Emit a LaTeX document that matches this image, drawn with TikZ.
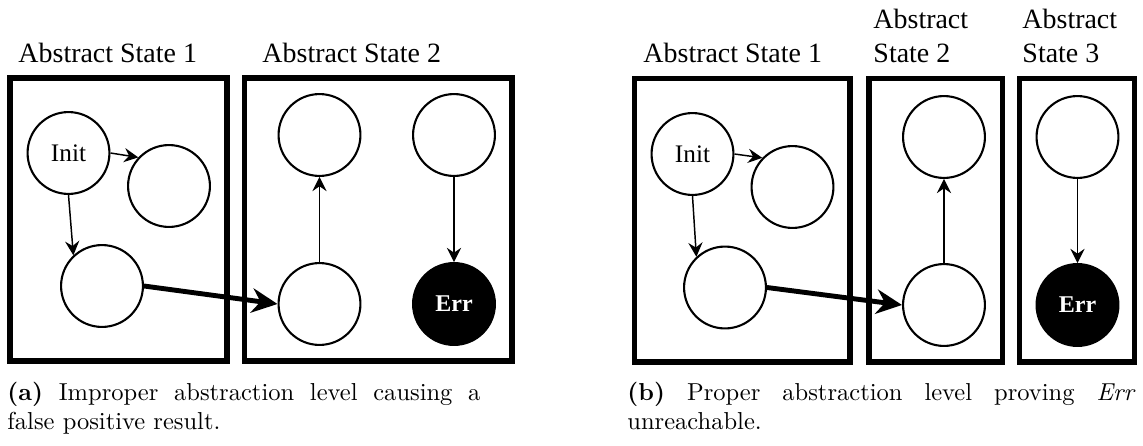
\documentclass[tikz,border=0pt]{standalone}
\usepackage{fontspec}
\newfontfamily\timesfont{Liberation Serif}
\usetikzlibrary{arrows.meta}
\begin{document}
\begin{tikzpicture}[x=0.408pt, y=-0.408pt,
  statebox/.style={draw, line width=2.4pt},
  st/.style={circle, draw, line width=0.85pt, minimum size=33.4pt, inner sep=0pt,
    font=\timesfont\fontsize{10.3}{12}\selectfont},
  errst/.style={st, fill=black, text=white,
    font=\timesfont\bfseries\fontsize{9.8}{12}\selectfont},
  tr/.style={-{Stealth[length=5.8pt, width=5.8pt, inset=2pt]}, line width=0.6pt},
  jump/.style={-{Stealth[length=10.5pt, width=10pt, inset=3.5pt]}, line width=2pt},
  boxlabel/.style={anchor=base west, inner sep=0pt, align=left,
    font=\timesfont\fontsize{11.4}{13.5}\selectfont},
  caption/.style={anchor=base west, inner sep=0pt, align=justify,
    font=\fontsize{10}{12}\selectfont}
]
\useasboundingbox (0,0) rectangle (1143,446);

% ---------- (a) ----------
\draw[statebox] (10,78) rectangle (227,361);
\draw[statebox] (244.5,78) rectangle (512,361);
\node[boxlabel] (la1) at (18,62) {Abstract State 1};
\node[boxlabel] (la2) at (262,62) {Abstract State 2};

\node[st] (ainit) at (68.5,153) {Init};
\node[st] (ac2) at (169,186) {};
\node[st] (ac3) at (102,286) {};
\node[st] (am1) at (319.5,135) {};
\node[st] (am2) at (319.5,304) {};
\node[st] (ar1) at (454,135) {};
\node[errst] (aerr) at (454,304) {Err};

\draw[tr] (ainit.east) -- (ac2.137);
\draw[tr] (ainit.south) -- (ac3.133);
\draw[tr] (am2.north) -- (am1.south);
\draw[tr] (ar1.south) -- (aerr.north);
\draw[jump] (ac3.east) -- (am2.west);

\node[caption, text width=193pt] (capa) at (7,400)
  {\textbf{(a)} Improper abstraction level causing a\linebreak false positive result.};

% ---------- (b) ----------
\draw[statebox] (634.5,78.5) rectangle (850,362);
\draw[statebox] (869,78.5) rectangle (1002.5,362);
\draw[statebox] (1019.5,78.5) rectangle (1134.5,362);
\node[boxlabel] (lb1) at (643,62) {Abstract State 1};
\node[boxlabel] (lb2) at (873,62) {Abstract\\State 2};
\node[boxlabel] (lb3) at (1022,62) {Abstract\\State 3};

\node[st] (binit) at (692.5,154) {Init};
\node[st] (bc2) at (792.5,187) {};
\node[st] (bc3) at (725,287.5) {};
\node[st] (bm1) at (944,137) {};
\node[st] (bm2) at (944,305) {};
\node[st] (br1) at (1077.5,137) {};
\node[errst] (berr) at (1077.5,305) {Err};

\draw[tr] (binit.east) -- (bc2.136);
\draw[tr] (binit.south) -- (bc3.133);
\draw[tr] (bm2.north) -- (bm1.south);
\draw[tr] (br1.south) -- (berr.north);
\draw[jump] (bc3.east) -- (bm2.west);

\node[caption, text width=207.3pt] (capb) at (627,400)
  {\textbf{(b)} Proper abstraction level proving \textit{Err}\linebreak unreachable.};
\end{tikzpicture}
\end{document}
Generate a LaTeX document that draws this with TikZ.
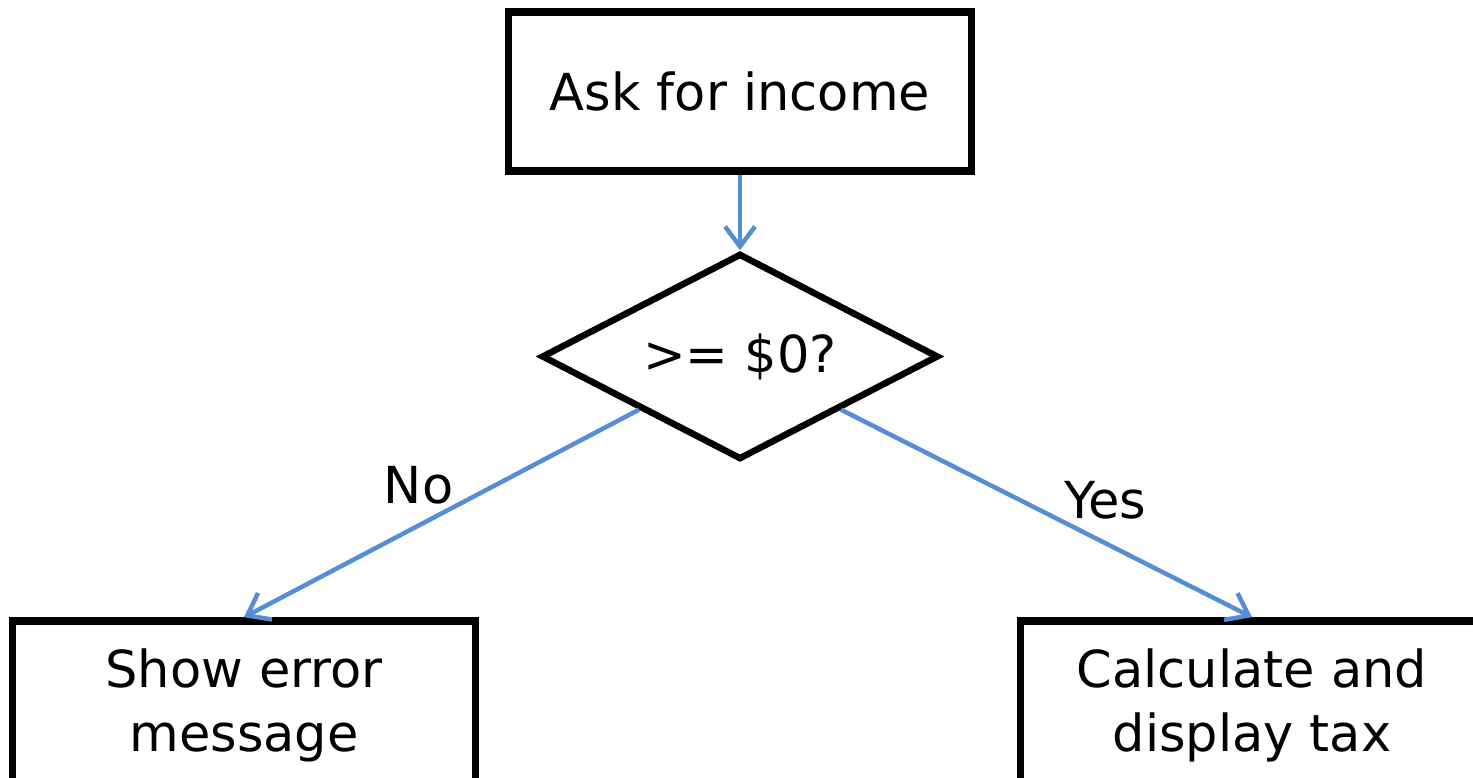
\documentclass[tikz,border=0pt]{standalone}
\usepackage{fontspec}
\setmainfont{DejaVu Sans}
\usetikzlibrary{shapes.geometric, arrows.meta, positioning}
\definecolor{flowblue}{RGB}{85,142,213}

\begin{document}
\begin{tikzpicture}[x=1pt, y=-1pt, font=\fontsize{51}{64}\selectfont,
  box/.style={rectangle, draw, line width=7.5pt, align=center, minimum width=463pt},
  decision/.style={diamond, draw, line width=6.5pt, aspect=2, minimum width=397pt, minimum height=206pt, inner sep=0pt},
  flow/.style={draw=flowblue, line width=4.5pt, -{Straight Barb[length=20pt, width=30pt]}},
  lbl/.style={inner sep=3pt}]
  \useasboundingbox (0,0) rectangle (1473,778);
  \node[box, minimum height=159pt] (ask) at (740,91.5) {Ask for income};
  \node[decision, below=75.5pt of ask] (check) {>= \$0?};
  \node[box, minimum height=168pt] (error) at (244,705) {Show error\\message};
  \node[box, minimum height=168pt] (tax) at (1252,705) {Calculate and\\display tax};
  \draw[flow] (ask) -- (check);
  \draw[flow] (check.south west) -- node[lbl, pos=0.48, anchor=south east, xshift=9pt] (no) {No} (error.north);
  \draw[flow] (check.south east) -- node[lbl, pos=0.53, anchor=south west, yshift=-5pt] (yes) {Yes} (tax.north);
\end{tikzpicture}
\end{document}
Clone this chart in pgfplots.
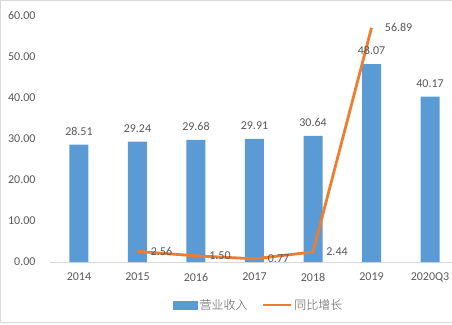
\documentclass[border=0pt]{standalone}
\usepackage{pgfplots}
\pgfplotsset{compat=1.18}
\usepackage{fontspec}
\setmainfont{Carlito}
\newfontfamily\cjk{Noto Sans CJK SC Light}
\definecolor{barblue}{HTML}{5B9BD5}
\definecolor{lineorange}{HTML}{ED7D31}
\definecolor{txtgray}{HTML}{595959}
\definecolor{framegray}{HTML}{D9D9D9}
\begin{document}
\fontsize{12}{14}\selectfont
\begin{tikzpicture}[x=1pt,y=1pt]
\useasboundingbox (0,0) rectangle (452,324);
\clip (0,0) rectangle (452,324);
\fill[white] (0,0) rectangle (452,324);
\draw[framegray, line width=1pt] (453,323.5) -- (0.5,323.5) -- (0.5,1.5) -- (453,1.5);
\begin{axis}[
  at={(49.7pt,62pt)}, anchor=south west,
  scale only axis, width=409.6pt, height=247pt,
  xmin=-0.5, xmax=6.5, ymin=0, ymax=60,
  ytick={0,10,...,60},
  xtick={0,...,6},
  xticklabels={2014,2015,2016,2017,2018,2019,2020Q3},
  separate axis lines,
  axis x line*=bottom, axis y line*=left,
  x axis line style={draw=framegray, line width=0.8pt},
  y axis line style={draw=none},
  major tick length=0pt,
  clip=false,
  /pgf/number format/assume math mode=true,
  yticklabel={\pgfmathprintnumber[fixed,fixed zerofill,precision=2,assume math mode=true]{\tick}},
  every tick label/.append style={font=\fontsize{12}{14}\selectfont, text=txtgray},
  yticklabel style={xshift=-10pt},
  xticklabel style={yshift=-7pt},
  legend style={at={(0.51,0)}, anchor=center, yshift=-43pt, draw=none, fill=none,
    font=\cjk\fontsize{12}{14}\selectfont, text=txtgray, legend columns=2,
    /tikz/every even column/.append style={column sep=12pt}},
  legend cell align=left,
]
\addplot[ybar, bar width=19pt, fill=barblue, draw=none,
  nodes near coords={\pgfmathprintnumber[fixed,fixed zerofill,precision=2,assume math mode=true]{\pgfplotspointmeta}},
  every node near coord/.append style={font=\fontsize{12}{14}\selectfont, text=txtgray, yshift=5pt},
  legend image code/.code={\fill[barblue] (0pt,-4.5pt) rectangle (25pt,4.5pt);}
] coordinates {(0,28.51) (1,29.24) (2,29.68) (3,29.91) (4,30.64) (5,48.07) (6,40.17)};
\addlegendentry{营业收入}
\addplot[lineorange, line width=2.8pt, mark=none,
  nodes near coords={\pgfmathprintnumber[fixed,fixed zerofill,precision=2,assume math mode=true]{\pgfplotspointmeta}},
  every node near coord/.append style={font=\fontsize{12}{14}\selectfont, text=txtgray, anchor=west, xshift=8pt},
  legend image code/.code={\draw[lineorange, line width=2.8pt] (0pt,0pt) -- (28pt,0pt);}
] coordinates {(1,2.56) (2,1.50) (3,0.77) (4,2.44) (5,56.89)};
\addlegendentry{同比增长}
\end{axis}
\end{tikzpicture}
\end{document}
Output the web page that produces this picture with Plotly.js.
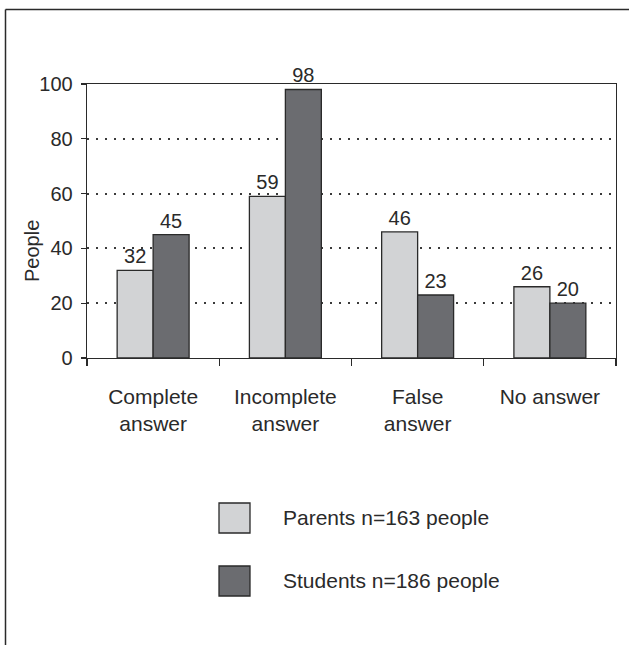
<!DOCTYPE html>
<html>
<head>
<meta charset="utf-8">
<script src="https://cdn.plot.ly/plotly-3.0.1.min.js"></script>
<style>
  html, body { margin: 0; padding: 0; background: #fff; }
  #chart { width: 629px; height: 645px; }
</style>
</head>
<body>
<div id="chart"></div>
<script>
// Answer categories (two-line tick labels)
const categories = ['Complete<br>answer', 'Incomplete<br>answer', 'False<br>answer', 'No answer'];

// Number of people per answer type
const parentsValues = [32, 59, 46, 26];
const studentsValues = [45, 98, 23, 20];

const seriesNames = ['Parents n=163 people', 'Students n=186 people'];
const yTicks = [0, 20, 40, 60, 80, 100];

const W = 629, H = 645;
const M = { l: 87, r: 13, t: 84, b: 287 };
const PARENT_COLOR = '#d2d3d5';
const STUDENT_COLOR = '#6b6c70';
const INK = '#2a2a2a';
const FONT = 'Liberation Sans, Arial, Helvetica, sans-serif';
const NUM_SIZE = 20;   // digits: tick and value labels
const WORD_SIZE = 21;  // category, legend and axis title text

// pixel -> paper coordinate helpers for decorations outside the plot area
const pw = W - M.l - M.r, ph = H - M.t - M.b;
const px = x => (x - M.l) / pw;
const py = y => (H - M.b - y) / ph;

const barStyle = (color) => ({
  color: color,
  line: { color: INK, width: 1.3 }
});

const valueFont = { family: FONT, size: NUM_SIZE, color: INK };

const traces = [
  {
    type: 'bar', name: seriesNames[0], x: categories, y: parentsValues,
    marker: barStyle(PARENT_COLOR),
    text: parentsValues.map(String), textposition: 'outside',
    textfont: valueFont, constraintext: 'none',
    cliponaxis: false, hoverinfo: 'x+y'
  },
  {
    type: 'bar', name: seriesNames[1], x: categories, y: studentsValues,
    marker: barStyle(STUDENT_COLOR),
    text: studentsValues.map(String), textposition: 'outside',
    textfont: valueFont, constraintext: 'none',
    cliponaxis: false, hoverinfo: 'x+y'
  }
];

// Legend drawn as large swatches with labels under the chart
const legendRows = [
  { color: PARENT_COLOR, label: seriesNames[0], top: 503 },
  { color: STUDENT_COLOR, label: seriesNames[1], top: 566 }
];
const shapes = [];
const annotations = [];
legendRows.forEach(r => {
  shapes.push({
    type: 'rect', xref: 'paper', yref: 'paper',
    x0: px(219), x1: px(250), y0: py(r.top + 30), y1: py(r.top),
    fillcolor: r.color, line: { color: INK, width: 1.3 }
  });
  annotations.push({
    xref: 'paper', yref: 'paper', x: px(281), y: py(r.top + 14.5),
    xanchor: 'left', yanchor: 'middle', showarrow: false,
    text: r.label, font: { family: FONT, size: WORD_SIZE, color: INK }
  });
});

// Outer frame: top and left rules
shapes.push({
  type: 'line', xref: 'paper', yref: 'paper',
  x0: px(5.5), x1: px(640), y0: py(9.5), y1: py(9.5),
  line: { color: INK, width: 1.5 }
});
shapes.push({
  type: 'line', xref: 'paper', yref: 'paper',
  x0: px(5.5), x1: px(5.5), y0: py(9.5), y1: py(660),
  line: { color: INK, width: 1.5 }
});

// Y-axis title
annotations.push({
  xref: 'paper', yref: 'paper', x: px(32), y: py(251),
  xanchor: 'center', yanchor: 'middle', showarrow: false, textangle: -90,
  text: 'People', font: { family: FONT, size: NUM_SIZE, color: INK }
});

const layout = {
  width: W, height: H,
  margin: M,
  paper_bgcolor: '#fff', plot_bgcolor: '#fff',
  font: { family: FONT, size: WORD_SIZE, color: INK },
  showlegend: false,
  barmode: 'group',
  bargap: 0.456,
  bargroupgap: 0,
  xaxis: {
    type: 'category',
    tickson: 'boundaries',
    ticks: 'outside', ticklen: 7, tickwidth: 1.3, tickcolor: INK,
    showline: true, linecolor: INK, linewidth: 1.3, mirror: true,
    showgrid: false, zeroline: false,
    ticklabelstandoff: 19,
    tickfont: { family: FONT, size: WORD_SIZE, color: INK }
  },
  yaxis: {
    range: [0, 100],
    tickvals: yTicks,
    ticks: 'outside', ticklen: 5, tickwidth: 1.3, tickcolor: INK,
    showline: true, linecolor: INK, linewidth: 1.3, mirror: true,
    showgrid: true, gridcolor: '#3a3a3a', gridwidth: 2, griddash: '2px,7px',
    zeroline: false,
    ticklabelstandoff: 4,
    tickfont: { family: FONT, size: NUM_SIZE, color: INK }
  },
  shapes: shapes,
  annotations: annotations
};

Plotly.newPlot('chart', traces, layout, { displayModeBar: false, staticPlot: true });
</script>
</body>
</html>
○ ○ ○ ○ ○ ○ ○
## Task prompt
Restate each line from the start of the listing through the line bearing "(aerr) at (454,304)" word for word. Drop the pictures.

## In response
Emit a LaTeX document that matches this image, drawn with TikZ.
\documentclass[tikz,border=0pt]{standalone}
\usepackage{fontspec}
\newfontfamily\timesfont{Liberation Serif}
\usetikzlibrary{arrows.meta}
\begin{document}
\begin{tikzpicture}[x=0.408pt, y=-0.408pt,
  statebox/.style={draw, line width=2.4pt},
  st/.style={circle, draw, line width=0.85pt, minimum size=33.4pt, inner sep=0pt,
    font=\timesfont\fontsize{10.3}{12}\selectfont},
  errst/.style={st, fill=black, text=white,
    font=\timesfont\bfseries\fontsize{9.8}{12}\selectfont},
  tr/.style={-{Stealth[length=5.8pt, width=5.8pt, inset=2pt]}, line width=0.6pt},
  jump/.style={-{Stealth[length=10.5pt, width=10pt, inset=3.5pt]}, line width=2pt},
  boxlabel/.style={anchor=base west, inner sep=0pt, align=left,
    font=\timesfont\fontsize{11.4}{13.5}\selectfont},
  caption/.style={anchor=base west, inner sep=0pt, align=justify,
    font=\fontsize{10}{12}\selectfont}
]
\useasboundingbox (0,0) rectangle (1143,446);

% ---------- (a) ----------
\draw[statebox] (10,78) rectangle (227,361);
\draw[statebox] (244.5,78) rectangle (512,361);
\node[boxlabel] (la1) at (18,62) {Abstract State 1};
\node[boxlabel] (la2) at (262,62) {Abstract State 2};

\node[st] (ainit) at (68.5,153) {Init};
\node[st] (ac2) at (169,186) {};
\node[st] (ac3) at (102,286) {};
\node[st] (am1) at (319.5,135) {};
\node[st] (am2) at (319.5,304) {};
\node[st] (ar1) at (454,135) {};
\node[errst] (aerr) at (454,304) {Err};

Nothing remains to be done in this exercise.